Re: Wonderful WIBBAGE Radio 99
On the final week of Wonderful Wibbage Radio, Sept. 4-10 1977, Hy Lit & Joe Niagara were contracted for the on-air performances, 6am-6pm. Apparently commissioned research indicated that Hy & Joe were the most recognized air personalities at the time. I was not part of management, and played no role in the executive decision process, although I also was hired during that week for production, jingle editing, and to run the board and produce Hy’s show. (I worked full time at WIFI 92 at the time).
Fairbanks Broadcasting, with Jim Hilliard (WFIL) running the corporate programming implementation and Kevin Metheny (WNBC/MTV) as the incoming program director for the proposed WIZZARD 100 (WZZD), had just bought WIBG. Kevin was fresh out of a successful run at Fairbanks Broadcasting/B-100 in San Diego, which in all probability got him the ill-founded job. Since Jim Hilliard was part of the original WFIL alumni, he really had a distain for WIBG, its staff and for that matter, all the history it represented to Philadelphia. He thought WFIL was the beginning and end all in Philly radio. So the sooner he killed WIBG, the better, were his sentiments entirely. Kevin brought his silly little Wizzard 100 format and a flawed San Diego research formula to Philadelphia and it was met with measurably predictable results.
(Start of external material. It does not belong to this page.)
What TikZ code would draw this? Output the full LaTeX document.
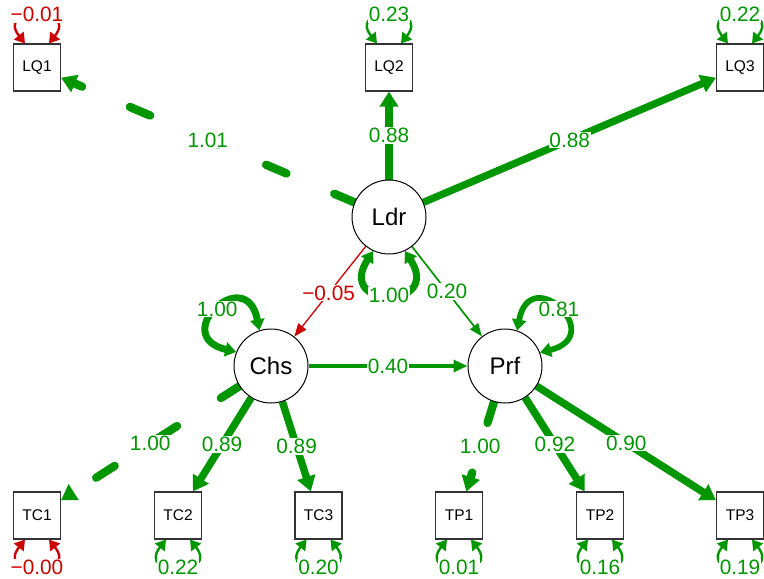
\documentclass[tikz,border=0pt]{standalone}
\usepackage{fontspec}
\setmainfont{Liberation Sans}
\usetikzlibrary{arrows.meta,calc}
\definecolor{posgreen}{RGB}{0,150,0}
\definecolor{negred}{RGB}{204,0,0}
\pgfdeclarelayer{edges}
\pgfsetlayers{edges,main}

\tikzset{
  manifest/.style={rectangle, draw=black!80, fill=white, line width=1.1pt,
    minimum size=47pt, inner sep=0pt, font=\fontsize{15.5}{18}\selectfont},
  latent/.style={circle, draw=black, fill=white, line width=1pt,
    minimum size=74pt, inner sep=0pt, font=\fontsize{24}{27}\selectfont},
  lbl/.style={fill=white, inner sep=0.8pt, font=\fontsize{20.8}{23}\selectfont},
  bigtip/.style={-{Triangle[length=15pt,width=18pt]}},
  midtip/.style={-{Triangle[length=14pt,width=12pt]}},
  thintip/.style={-{Triangle[length=13pt,width=10pt]}},
  fixedload/.style={dash pattern=on 22pt off 52pt, line cap=round},
  resarc/.style={line width=2.4pt,
    {Triangle[length=10pt,width=12pt]}-{Triangle[length=10pt,width=12pt]}},
  varloop/.style={{Triangle[length=11pt,width=14pt]}-{Triangle[length=11pt,width=14pt]}},
}

% residual variance arcs above / below an indicator box
\newcommand{\resup}[3]{%
  \draw[resarc,#2] ($(#1.north)+(-12pt,0pt)$)
    .. controls ($(#1.north)+(-42pt,38pt)$) and ($(#1.north)+(42pt,38pt)$)
    .. ($(#1.north)+(12pt,0pt)$);
  \node[lbl,text=#2] (#1-res) at ($(#1.north)+(0pt,29pt)$) {#3};}
\newcommand{\resdown}[3]{%
  \draw[resarc,#2] ($(#1.south)+(-12pt,0pt)$)
    .. controls ($(#1.south)+(-42pt,-38pt)$) and ($(#1.south)+(42pt,-38pt)$)
    .. ($(#1.south)+(12pt,0pt)$);
  \node[lbl,text=#2] (#1-res) at ($(#1.south)+(0pt,-28pt)$) {#3};}

\begin{document}
\begin{tikzpicture}[x=1pt,y=-1pt]
\useasboundingbox (0,0) rectangle (764,579);

% latent variables
\node[latent] (Ldr) at (389,217) {Ldr};
\node[latent] (Chs) at (271,366) {Chs};
\node[latent] (Prf) at (505,366) {Prf};

% indicators
\node[manifest] (LQ1) at (37,67.5) {LQ1};
\node[manifest] (LQ2) at (389,67.5) {LQ2};
\node[manifest] (LQ3) at (740,67.5) {LQ3};
\node[manifest] (TC1) at (37,515.5) {TC1};
\node[manifest] (TC2) at (178,515.5) {TC2};
\node[manifest] (TC3) at (318.5,515.5) {TC3};
\node[manifest] (TP1) at (459,515.5) {TP1};
\node[manifest] (TP2) at (600,515.5) {TP2};
\node[manifest] (TP3) at (740,515.5) {TP3};

\begin{pgfonlayer}{edges}
% loadings
\draw[posgreen, line width=8.4pt, fixedload, bigtip] (Ldr) -- (LQ1)
  node[lbl, pos=0.5, text=posgreen] (eLQ1) {1.01};
\draw[posgreen, line width=7.3pt, bigtip] (Ldr) -- (LQ2)
  node[lbl, pos=0.5, text=posgreen] (eLQ2) {0.88};
\draw[posgreen, line width=7.3pt, bigtip] (Ldr) -- (LQ3)
  node[lbl, pos=0.5, text=posgreen] (eLQ3) {0.88};
\draw[posgreen, line width=8.3pt, fixedload, bigtip] (Chs) -- (TC1)
  node[lbl, pos=0.5, text=posgreen] (eTC1) {1.00};
\draw[posgreen, line width=7.4pt, bigtip] (Chs) -- (TC2)
  node[lbl, pos=0.5, text=posgreen] (eTC2) {0.89};
\draw[posgreen, line width=7.4pt, bigtip] (Chs) -- (TC3)
  node[lbl, pos=0.5, text=posgreen] (eTC3) {0.89};
\draw[posgreen, line width=8.3pt, fixedload, bigtip] (Prf) -- (TP1)
  node[lbl, pos=0.5, text=posgreen] (eTP1) {1.00};
\draw[posgreen, line width=7.6pt, bigtip] (Prf) -- (TP2)
  node[lbl, pos=0.5, text=posgreen] (eTP2) {0.92};
\draw[posgreen, line width=7.5pt, bigtip] (Prf) -- (TP3)
  node[lbl, pos=0.5, text=posgreen] (eTP3) {0.90};

% structural paths
\draw[negred, line width=1.3pt, thintip] (Ldr) -- (Chs)
  node[lbl, pos=0.52, text=negred] (eLC) {−0.05};
\draw[posgreen, line width=1.7pt, thintip] (Ldr) -- (Prf)
  node[lbl, pos=0.5, text=posgreen] (eLP) {0.20};
\draw[posgreen, line width=3.3pt, midtip] (Chs) -- (Prf)
  node[lbl, pos=0.5, text=posgreen] (eCP) {0.40};

% latent variances
\draw[varloop, posgreen, line width=7pt] (Ldr.-115)
  .. controls ($(Ldr)+(-120.1:107.5pt)$) and ($(Ldr)+(-59.9:107.5pt)$) .. (Ldr.-65)
  node[lbl, pos=0.5, text=posgreen] (vLdr) {1.00};
\draw[varloop, posgreen, line width=7pt] (Chs.108.5)
  .. controls ($(Chs)+(103.4:107.5pt)$) and ($(Chs)+(163.6:107.5pt)$) .. (Chs.158.5)
  node[lbl, pos=0.5, text=posgreen] (vChs) {1.00};
\draw[varloop, posgreen, line width=5.8pt] (Prf.21.5)
  .. controls ($(Prf)+(16.4:107.5pt)$) and ($(Prf)+(76.6:107.5pt)$) .. (Prf.71.5)
  node[lbl, pos=0.5, text=posgreen] (vPrf) {0.81};

% residual variances
\resup{LQ1}{negred}{−0.01}
\resup{LQ2}{posgreen}{0.23}
\resup{LQ3}{posgreen}{0.22}
\resdown{TC1}{negred}{−0.00}
\resdown{TC2}{posgreen}{0.22}
\resdown{TC3}{posgreen}{0.20}
\resdown{TP1}{posgreen}{0.01}
\resdown{TP2}{posgreen}{0.16}
\resdown{TP3}{posgreen}{0.19}
\end{pgfonlayer}
\end{tikzpicture}
\end{document}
The revival of the original WIBBAGE sound that week was a literal, spectacular overnight success that reinvigorated radio in the city and throughout the Delaware valley. Subsequently, WIZZARD 100 was its doom. Kevin Metheny was fired, less that 1 year later, and the format was changed to Disco. After that, Fairbanks Broadcasting bailed, to Salem Broadcasting, which flipped to Contemporary Christian, and preacher paid programming upon the sale transfer in 1980.
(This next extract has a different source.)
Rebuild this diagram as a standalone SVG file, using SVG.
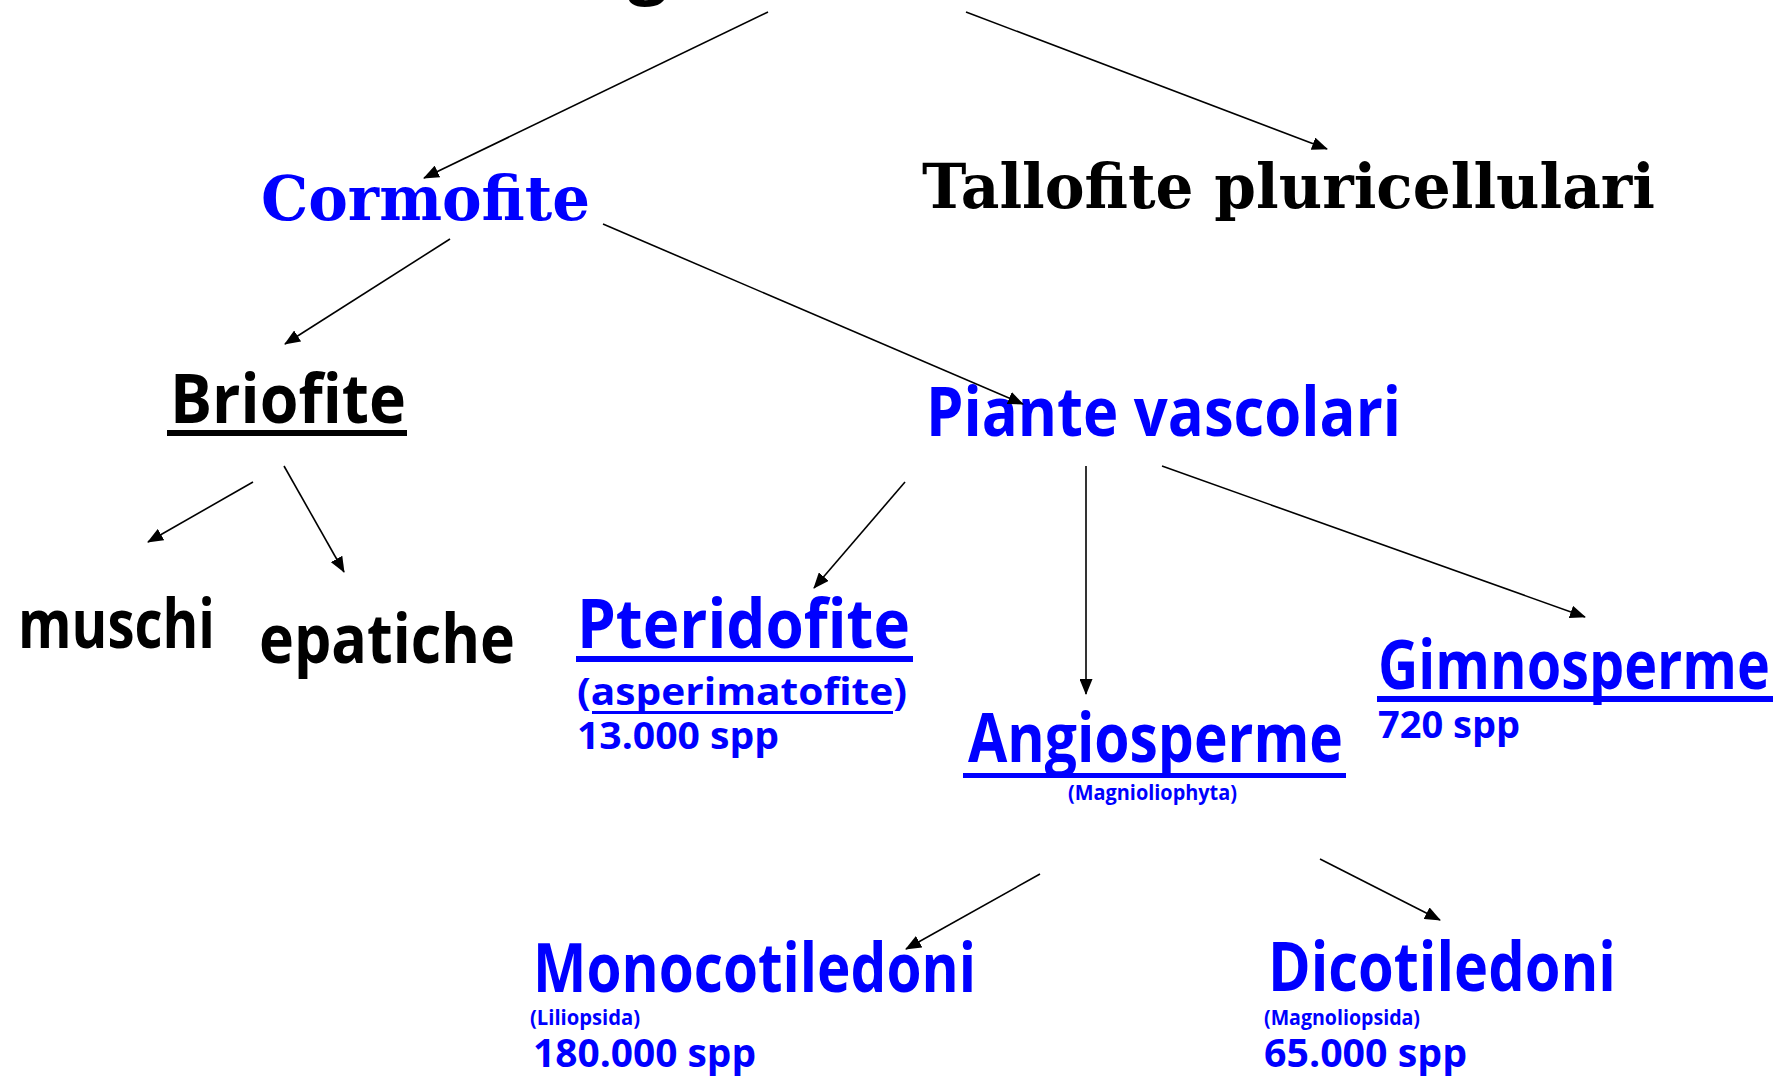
<svg xmlns="http://www.w3.org/2000/svg" width="1789" height="1076" viewBox="0 0 1789 1076">
<style>
.slab{font-family:"DejaVu Serif","Liberation Serif",serif;font-weight:bold;}
.cm{font-family:"Open Sans","Noto Sans","Liberation Sans",sans-serif;font-weight:bold;}
.blue{fill:#0000FF;}
.black{fill:#000000;}
.big{font-size:68px;}
.mid{font-size:38px;}
.small{font-size:22px;}
.conn line{stroke:#000;stroke-width:1.6;fill:none;marker-end:url(#ah);}
</style>
<defs>
<marker id="ah" markerUnits="userSpaceOnUse" markerWidth="16" markerHeight="13" refX="15" refY="6.5" orient="auto">
<path d="M0,0 L16,6.5 L0,13 z" fill="#000"/>
</marker>
</defs>
<rect width="1789" height="1076" fill="#fff"/>
<g id="root"><text class="cm black" x="628" y="-10" font-size="70">g</text></g>
<g id="cormofite"><text class="slab blue" x="261" y="220" font-size="62" textLength="329" lengthAdjust="spacingAndGlyphs">Cormofite</text></g>
<g id="tallofite"><text class="slab black" x="922" y="208" font-size="61" textLength="733" lengthAdjust="spacingAndGlyphs">Tallofite pluricellulari</text></g>
<g id="briofite"><text class="cm black big" x="170" y="423" textLength="236" lengthAdjust="spacingAndGlyphs">Briofite</text><rect x="167" y="430" width="240" height="6" fill="#000"/></g>
<g id="muschi"><text class="cm black big" x="18" y="648" textLength="197" lengthAdjust="spacingAndGlyphs">muschi</text></g>
<g id="epatiche"><text class="cm black big" x="259" y="663" textLength="256" lengthAdjust="spacingAndGlyphs">epatiche</text></g>
<g id="piante"><text class="cm blue big" x="926" y="436" textLength="475" lengthAdjust="spacingAndGlyphs">Piante vascolari</text></g>
<g id="pteridofite">
<text class="cm blue big" x="577" y="648" textLength="333" lengthAdjust="spacingAndGlyphs">Pteridofite</text>
<rect x="576" y="656" width="337" height="6" fill="#0000FF"/>
<text class="cm blue mid" x="577" y="705" textLength="330" lengthAdjust="spacingAndGlyphs">(asperimatofite)</text>
<rect x="592" y="711" width="301" height="3" fill="#0000FF"/>
<text class="cm blue mid" x="577" y="749" textLength="202" lengthAdjust="spacingAndGlyphs">13.000 spp</text>
</g>
<g id="angiosperme">
<text class="cm blue big" x="968" y="762" textLength="375" lengthAdjust="spacingAndGlyphs">Angiosperme</text>
<rect x="963" y="773" width="383" height="5" fill="#0000FF"/>
<text class="cm blue small" x="1068" y="800" textLength="169" lengthAdjust="spacingAndGlyphs">(Magnioliophyta)</text>
</g>
<g id="gimnosperme">
<text class="cm blue big" x="1378" y="689" textLength="392" lengthAdjust="spacingAndGlyphs">Gimnosperme</text>
<rect x="1377" y="696" width="396" height="6" fill="#0000FF"/>
<text class="cm blue mid" x="1378" y="738" textLength="142" lengthAdjust="spacingAndGlyphs">720 spp</text>
</g>
<g id="monocotiledoni">
<text class="cm blue big" x="533" y="992" textLength="443" lengthAdjust="spacingAndGlyphs">Monocotiledoni</text>
<text class="cm blue small" x="530" y="1025" textLength="110" lengthAdjust="spacingAndGlyphs">(Liliopsida)</text>
<text class="cm blue" x="533" y="1067" font-size="40" textLength="223" lengthAdjust="spacingAndGlyphs">180.000 spp</text>
</g>
<g id="dicotiledoni">
<text class="cm blue big" x="1268" y="991" textLength="348" lengthAdjust="spacingAndGlyphs">Dicotiledoni</text>
<text class="cm blue small" x="1264" y="1025" textLength="156" lengthAdjust="spacingAndGlyphs">(Magnoliopsida)</text>
<text class="cm blue" x="1264" y="1067" font-size="40" textLength="203" lengthAdjust="spacingAndGlyphs">65.000 spp</text>
</g>
<g id="connectors" class="conn">
<line x1="768" y1="12" x2="424" y2="178"/>
<line x1="966" y1="12" x2="1327" y2="149"/>
<line x1="450" y1="239" x2="285" y2="344"/>
<line x1="603" y1="224" x2="1023" y2="404"/>
<line x1="253" y1="482" x2="148" y2="542"/>
<line x1="284" y1="466" x2="344" y2="572"/>
<line x1="905" y1="482" x2="814" y2="588"/>
<line x1="1086" y1="466" x2="1086" y2="694"/>
<line x1="1162" y1="466" x2="1585" y2="617"/>
<line x1="1040" y1="874" x2="906" y2="949"/>
<line x1="1320" y1="859" x2="1440" y2="920"/>
</g>
</svg>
Fairbanks Broadcasting may have had an inclination that Wizzard 100 may not materialize in the ratings, and tried to park the WIBG call letters, but were denied by the FCC, after a precedent setting protracted battle. Subsequently, the WIBG call letters were picked up by WSLT/1520, and currently reside at 1020/Ocean City N.J., after a frequency shift.
The magic of the original sound of Wibbage was really all that was needed at the time to reinvigorate the attention a heritage 50,000-watt station should expect to command.
* Fairbanks Broadcasting bought WIBG from Buckley Broadcasting, who was infamous for returning the WIBG FM 94.1 license to the FCC in the early 70’s. The reason given was, no one is, or will ever listen to FM, and it can never be profitable.